Cela nous rappelle le rapport entre le cinéma comme œuvre d’art et la communication ou l’information. Gilles Deleuze nous l’a expliqué dans "Qu’est-ce que l’acte de création ?" (conférence devenue célèbre donnée à la FEMIS en mars 1987). « L’œuvre d’art n’a rien à faire avec la communication. L’œuvre d’art ne contient strictement pas la moindre information. En revanche, il y a une affinité fondamentale entre l’œuvre d’art et l’acte de résistance. Alors, là, oui ».

Curieuse époque où le cinéma passé d’une logique d’œuvre d’art à une logique de diffusion nous offre une image blindée du monde, saturée de sens provoquant une sorte de narcose. Les grosses productions cinématographiques et les blockbusters sont célébrés par la télévision (nous ne parlons pas de la critique, mais des agents de marketing qui maquillent le matraquage promotionnel en information). Les films de création étant toujours un peu la même chose.  À la télé, les émissions sur le cinéma osent tout et n’importe quoi. Ahurissant ? Le pinacle du caramel mou, sauf l’exception ARTE et depuis peu, tous les jours, l’excellente émission d’Arte-Belgique (Quai des belges).

Comme le dit ironiquement Pascal Mérigeau : « en clair, les films des frères Dardenne ou de Moretti c’est toujours la même chose, alors que Star Wars, en revanche, c’est à chaque fois différent ». Paroles orchestrées par des olibrius en costume Armani. L’arrogance de la débilité comme gnognote du siècle. Diable, les boutiquiers sont-ils susceptibles de triompher grâce à leur Ciné de la fortune ? Resterons-nous dans la foire des poires ? La fureur des nénettes ou le blabla des cousins ?

Tout de même Mérigeau voit que quelques cinéastes entretiennent la flamme, qu’il existe encore des producteurs et des distributeurs qui essaient de modifier un système défendu par les apôtres du marché.
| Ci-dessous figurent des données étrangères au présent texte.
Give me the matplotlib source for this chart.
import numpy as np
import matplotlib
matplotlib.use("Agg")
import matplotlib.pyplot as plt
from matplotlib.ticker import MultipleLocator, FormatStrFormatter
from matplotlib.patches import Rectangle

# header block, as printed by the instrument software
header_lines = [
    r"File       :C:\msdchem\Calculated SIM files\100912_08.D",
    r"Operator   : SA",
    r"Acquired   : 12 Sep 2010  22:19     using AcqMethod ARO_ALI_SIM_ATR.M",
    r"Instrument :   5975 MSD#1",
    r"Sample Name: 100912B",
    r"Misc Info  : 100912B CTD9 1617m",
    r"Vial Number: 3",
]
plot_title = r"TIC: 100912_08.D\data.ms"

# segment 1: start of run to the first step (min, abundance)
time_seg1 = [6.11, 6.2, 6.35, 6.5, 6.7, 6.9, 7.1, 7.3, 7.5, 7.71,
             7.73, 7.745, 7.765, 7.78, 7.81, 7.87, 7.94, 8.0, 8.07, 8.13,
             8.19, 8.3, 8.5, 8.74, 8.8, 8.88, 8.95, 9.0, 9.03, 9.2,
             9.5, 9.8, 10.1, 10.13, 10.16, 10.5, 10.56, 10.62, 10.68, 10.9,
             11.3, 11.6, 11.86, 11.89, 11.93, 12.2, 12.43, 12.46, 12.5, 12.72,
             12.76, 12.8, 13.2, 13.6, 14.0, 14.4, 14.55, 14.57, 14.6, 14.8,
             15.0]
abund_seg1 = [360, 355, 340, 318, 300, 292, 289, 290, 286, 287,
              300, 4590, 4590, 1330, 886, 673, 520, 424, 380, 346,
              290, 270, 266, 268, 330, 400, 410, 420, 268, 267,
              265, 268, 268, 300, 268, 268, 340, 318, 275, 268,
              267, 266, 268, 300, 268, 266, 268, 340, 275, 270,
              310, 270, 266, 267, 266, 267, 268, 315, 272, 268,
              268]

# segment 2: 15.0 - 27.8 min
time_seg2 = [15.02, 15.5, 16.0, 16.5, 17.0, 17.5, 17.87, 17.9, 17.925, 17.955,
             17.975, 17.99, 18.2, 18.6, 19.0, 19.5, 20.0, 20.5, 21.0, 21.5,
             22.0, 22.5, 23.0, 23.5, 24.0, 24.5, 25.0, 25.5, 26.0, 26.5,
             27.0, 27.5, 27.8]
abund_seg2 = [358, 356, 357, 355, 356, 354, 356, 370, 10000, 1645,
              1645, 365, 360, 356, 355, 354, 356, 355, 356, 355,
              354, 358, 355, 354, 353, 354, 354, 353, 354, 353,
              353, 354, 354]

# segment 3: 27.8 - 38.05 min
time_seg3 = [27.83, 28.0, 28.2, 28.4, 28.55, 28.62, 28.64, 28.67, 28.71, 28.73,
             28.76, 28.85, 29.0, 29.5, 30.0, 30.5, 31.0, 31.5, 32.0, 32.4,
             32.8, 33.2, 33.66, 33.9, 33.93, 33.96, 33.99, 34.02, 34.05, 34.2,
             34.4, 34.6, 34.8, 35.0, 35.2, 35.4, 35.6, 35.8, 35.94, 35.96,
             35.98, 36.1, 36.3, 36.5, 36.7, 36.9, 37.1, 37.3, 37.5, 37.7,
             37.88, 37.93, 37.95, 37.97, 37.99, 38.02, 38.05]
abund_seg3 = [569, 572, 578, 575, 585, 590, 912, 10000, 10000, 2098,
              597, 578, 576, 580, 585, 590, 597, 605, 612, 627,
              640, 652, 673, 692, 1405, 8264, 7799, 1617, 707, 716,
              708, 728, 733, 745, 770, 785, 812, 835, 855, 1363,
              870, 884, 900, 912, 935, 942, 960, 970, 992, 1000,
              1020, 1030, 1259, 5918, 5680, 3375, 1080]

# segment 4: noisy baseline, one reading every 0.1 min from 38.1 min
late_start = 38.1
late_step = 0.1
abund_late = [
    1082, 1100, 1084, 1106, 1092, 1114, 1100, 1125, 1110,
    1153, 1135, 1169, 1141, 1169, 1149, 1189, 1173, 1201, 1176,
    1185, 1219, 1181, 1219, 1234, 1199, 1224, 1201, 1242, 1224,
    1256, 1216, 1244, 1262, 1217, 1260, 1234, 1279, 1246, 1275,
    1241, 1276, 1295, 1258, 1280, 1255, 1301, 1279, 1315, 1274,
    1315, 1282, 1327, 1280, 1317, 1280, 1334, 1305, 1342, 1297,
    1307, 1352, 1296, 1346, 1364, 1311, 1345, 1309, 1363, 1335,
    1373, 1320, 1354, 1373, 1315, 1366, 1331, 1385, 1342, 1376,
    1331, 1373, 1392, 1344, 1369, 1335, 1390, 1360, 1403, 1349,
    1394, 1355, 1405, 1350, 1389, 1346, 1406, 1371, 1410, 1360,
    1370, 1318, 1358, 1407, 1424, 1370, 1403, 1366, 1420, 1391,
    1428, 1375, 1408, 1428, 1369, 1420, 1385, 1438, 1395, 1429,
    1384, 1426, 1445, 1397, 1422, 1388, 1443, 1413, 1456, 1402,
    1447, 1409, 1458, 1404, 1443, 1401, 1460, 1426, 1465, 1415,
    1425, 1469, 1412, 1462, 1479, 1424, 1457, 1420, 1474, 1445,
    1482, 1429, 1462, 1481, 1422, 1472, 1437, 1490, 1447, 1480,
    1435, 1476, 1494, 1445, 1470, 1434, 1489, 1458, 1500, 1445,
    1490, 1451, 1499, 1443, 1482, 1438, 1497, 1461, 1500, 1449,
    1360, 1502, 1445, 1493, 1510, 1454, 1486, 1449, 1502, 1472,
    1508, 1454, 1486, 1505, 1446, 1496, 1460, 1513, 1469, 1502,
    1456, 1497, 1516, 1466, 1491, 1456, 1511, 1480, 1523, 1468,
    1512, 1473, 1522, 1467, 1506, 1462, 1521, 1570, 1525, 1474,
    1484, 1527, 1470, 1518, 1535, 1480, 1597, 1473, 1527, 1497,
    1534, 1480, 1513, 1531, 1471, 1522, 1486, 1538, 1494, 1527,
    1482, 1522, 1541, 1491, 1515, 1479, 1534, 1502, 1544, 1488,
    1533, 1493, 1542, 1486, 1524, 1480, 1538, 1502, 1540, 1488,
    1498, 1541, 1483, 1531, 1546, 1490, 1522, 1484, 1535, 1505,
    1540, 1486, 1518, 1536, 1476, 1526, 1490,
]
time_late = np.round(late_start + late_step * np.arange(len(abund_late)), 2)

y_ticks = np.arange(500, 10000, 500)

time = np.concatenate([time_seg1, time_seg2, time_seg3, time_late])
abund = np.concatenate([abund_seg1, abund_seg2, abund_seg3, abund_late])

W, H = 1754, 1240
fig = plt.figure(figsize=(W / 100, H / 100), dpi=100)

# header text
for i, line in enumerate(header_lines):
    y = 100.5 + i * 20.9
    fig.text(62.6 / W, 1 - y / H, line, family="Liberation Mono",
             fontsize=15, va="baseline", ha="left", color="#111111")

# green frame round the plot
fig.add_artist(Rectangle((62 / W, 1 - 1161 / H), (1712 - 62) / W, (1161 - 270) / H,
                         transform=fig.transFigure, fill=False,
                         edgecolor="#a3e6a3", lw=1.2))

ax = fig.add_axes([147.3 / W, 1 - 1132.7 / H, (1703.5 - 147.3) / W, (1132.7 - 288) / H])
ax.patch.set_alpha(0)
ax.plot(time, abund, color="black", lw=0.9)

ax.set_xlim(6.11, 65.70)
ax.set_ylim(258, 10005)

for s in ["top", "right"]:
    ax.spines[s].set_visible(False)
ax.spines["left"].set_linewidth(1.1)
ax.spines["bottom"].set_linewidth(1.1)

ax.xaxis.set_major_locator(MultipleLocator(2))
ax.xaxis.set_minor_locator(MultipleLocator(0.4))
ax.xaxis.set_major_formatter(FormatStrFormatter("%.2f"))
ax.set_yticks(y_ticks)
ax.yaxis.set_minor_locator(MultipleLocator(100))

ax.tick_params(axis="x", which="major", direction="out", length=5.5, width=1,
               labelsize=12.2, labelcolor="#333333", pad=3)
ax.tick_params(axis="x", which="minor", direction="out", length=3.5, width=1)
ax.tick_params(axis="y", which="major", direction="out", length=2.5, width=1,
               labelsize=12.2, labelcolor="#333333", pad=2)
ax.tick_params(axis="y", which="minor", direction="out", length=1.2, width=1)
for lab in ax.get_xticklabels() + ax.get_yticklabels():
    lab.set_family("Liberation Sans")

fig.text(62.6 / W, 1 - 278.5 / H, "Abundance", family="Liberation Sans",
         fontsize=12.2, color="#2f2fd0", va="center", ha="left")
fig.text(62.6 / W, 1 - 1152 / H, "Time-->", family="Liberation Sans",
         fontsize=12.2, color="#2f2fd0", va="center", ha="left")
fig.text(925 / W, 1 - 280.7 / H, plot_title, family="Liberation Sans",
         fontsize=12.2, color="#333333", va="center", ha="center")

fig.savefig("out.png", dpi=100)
Depuis plus d’un siècle, le cinéma a tendance à survivre à tous les assauts qui lui ont été prodigués. « Une de ses singularités, qui fait sa grandeur, tient à sa capacité de résistance, qui lui interdit de se mettre jamais au service d’autre chose que de lui-même ».

Heureusement, le cinéma résiste de plus en plus (cela en fait râler les obsédés du commerce et certaines téloches), sans paillettes roudoudou, depuis dix ans grâce aux asiatiques ( Wong Kar-Wai, Tsai Ming-Liang, Jia Zhang-Ke, « Joe » Apichatpong Weerasethakul, Takeshi Kitano, Naomi Kawase , Tsui Hark, Johnie To, Hou Hsiao-Hsien, etc ), grâce à certains américains Michaël Mann, David Lynch ou Gus Van Sant, etc.  et, enfin dans une Europe qui semble sortir desa torpeur :Andreï Zviaguintsev,  Manuel de Olivera (si, si), Christian Mungiu, Nuzi Bilga Ceylan, Jean-Pierre et Luc Dardenne, Jaco Van Dormael, Lucas Belvaux, Christophe Honoré, etc.

La preuve, pas de dissonance du cinéma de création au 60ième Festival de Cannes. C’est reparti mon kiki. Après avoir été dans un four, on mange des petits-fours. Désormais, il y a davantage qu’un cinéma pour nanars, il y a des films qui vous font découvrir un monde, un cinémonde.

Pascal Mérigeau, Cinéma, Autopsie d’un meurtre, éd. Flammarion.